Al-Azhar university calls for Sweden boycott over Koran burning

The Sunni Muslim world's most prestigious educational institution, Al-Azhar in Egypt, has called for the boycott of Swedish and Dutch products after far-right activists destroyed Korans in those countries.

Al-Azhar university calls for Sweden boycott over Koran burning

Al-Azhar, in a statement issued on Wednesday, called on “Muslims to boycott Dutch and Swedish products”.

It also urged “an appropriate response from the governments of these two countries” which it charged were “protecting despicable and barbaric crimes in the name of ‘freedom of expression'”.

Swedish-Danish far-right politician Rasmus Paludan on Saturday set fire to a copy of the Muslim holy book in front of Turkey’s embassy in Stockholm, raising tensions as Sweden courts Ankara over its bid to join Nato.

EXPLAINED:

The following day, Edwin Wagensveld, who heads the Dutch chapter of the German anti-Islam group Pegida, tore pages out of the Koran during a one-man protest outside parliament.

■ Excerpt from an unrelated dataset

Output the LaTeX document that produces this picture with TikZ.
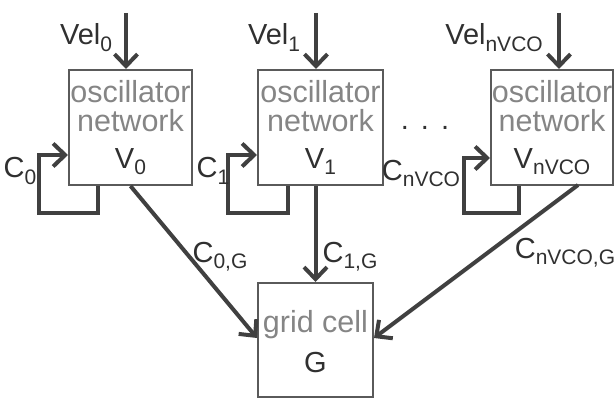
\documentclass[tikz,border=0pt]{standalone}
\usepackage{fontspec}
\setmainfont{Liberation Sans}
\usetikzlibrary{arrows.meta,calc}
\definecolor{linec}{HTML}{404040}
\definecolor{boxc}{HTML}{5A5A5A}
\definecolor{softtxt}{HTML}{858585}
\definecolor{darktxt}{HTML}{303030}
\newcommand\subx[1]{\raisebox{-0.22em}{\fontsize{21}{21}\selectfont #1}}
\begin{document}
\begin{tikzpicture}[x=1pt,y=-1pt,
  every node/.style={font=\fontsize{29}{29}\selectfont, text=darktxt},
  oscbox/.style={draw=boxc, line width=2pt, minimum height=115pt, inner sep=0pt},
  arr/.style={draw=linec, line width=4pt, -{Straight Barb[length=12pt,width=23pt]}},
  lab/.style={anchor=base, inner sep=0pt},
  soft/.style={anchor=base, inner sep=0pt, text=softtxt, font=\fontsize{30.5}{30.5}\selectfont}]
\useasboundingbox (0,0) rectangle (615,398);
% boxes
\node[oscbox, minimum width=123pt] (b0) at (130.5,127.5) {};
\node[oscbox, minimum width=125pt] (b1) at (320.5,127.5) {};
\node[oscbox, minimum width=122pt] (b2) at (552,127.5) {};
\node[oscbox, minimum width=115pt, minimum height=114pt] (g) at (315.5,340) {};
% box texts
\node[soft] (t0a) at (130.5,103) {oscillator};
\node[soft] (t0b) at (130.5,132) {network};
\node[lab] (t0c) at (130.5,168) {V\subx{0}};
\node[soft] (t1a) at (320.5,103) {oscillator};
\node[soft] (t1b) at (320.5,132) {network};
\node[lab] (t1c) at (320.5,168) {V\subx{1}};
\node[soft] (t2a) at (552,103) {oscillator};
\node[soft] (t2b) at (552,132) {network};
\node[lab] (t2c) at (552,168) {V\subx{nVCO}};
\node[soft] (tga) at (315.5,332) {grid cell};
\node[lab] (tgb) at (315.5,372) {G};
% dots
\node[lab] (dots) at (425,130) {.\hspace{12pt}.\hspace{12pt}.};
% inputs
\coordinate (v0) at (126,13);
\coordinate (v1) at (316,13);
\coordinate (v2) at (559,13);
\draw[arr] (v0) -- (v0 |- b0.north);
\draw[arr] (v1) -- (v1 |- b1.north);
\draw[arr] (v2) -- (v2 |- b2.north);
\node[lab] (l0) at (86,45) {Vel\subx{0}};
\node[lab] (l1) at (274,45) {Vel\subx{1}};
\node[lab] (l2) at (494,45) {Vel\subx{nVCO}};
% self loops
\draw[arr]
  ($(b0.south)+(-32.5,0)$) -- ++(0,27) -| ($(b0.west)+(-29,27.5)$) -- ($(b0.west)+(0,27.5)$);
\draw[arr]
  ($(b1.south)+(-32.5,0)$) -- ++(0,27) -| ($(b1.west)+(-29,27.5)$) -- ($(b1.west)+(0,27.5)$);
\draw[arr]
  ($(b2.south)+(-33,0)$) -- ++(0,27) -| ($(b2.west)+(-26,30.5)$) -- ($(b2.west)+(0,30.5)$);
\node[lab] (c0) at (20,178) {C\subx{0}};
\node[lab] (c1) at (213,178) {C\subx{1}};
\node[lab] (c2) at (421,180) {C\subx{nVCO}};
% to grid
\coordinate (s2) at (578,185);
\draw[arr] (b0.south) -- ($(g.west)+(0,-2)$);
\draw[arr] (b1.south -| g.north) -- (g.north);
\draw[arr] (s2) -- ($(g.east)+(0,-2)$);
\node[lab] (cg0) at (220,262) {C\subx{0,G}};
\node[lab] (cg1) at (350,262) {C\subx{1,G}};
\node[lab] (cg2) at (565,258) {C\subx{nVCO,G}};
\end{tikzpicture}
\end{document}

Images on social media also showed him walking on the torn pages of the holy book.

The desecration of the Koran sparked strong protests from Ankara and furious demonstrations in several capitals of the Muslim world including in Afghanistan, Iraq, Pakistan, Syria and Yemen.

The Egyptian Foreign Ministry “strongly condemned” the Koran burning, expressing “deep concern at the recurrence of such events and the recent Islamophobic escalation in a certain number of European countries”.

Swedish Prime Minister Ulf Kristersson condemned Paludan’s actions as “deeply disrespectful”, while the United States called it “repugnant”.

US State Department spokesman Ned Price on Monday said the burning was the work of “a provocateur” who “may have deliberately sought to put distance between two close partners of ours – Turkey and Sweden”.

On Tuesday, Turkey postponed Nato accession talks with Sweden and Finland, after Turkish President Recep Tayyip Erdogan condemned Stockholm for allowing weekend protests that included the burning of the Koran.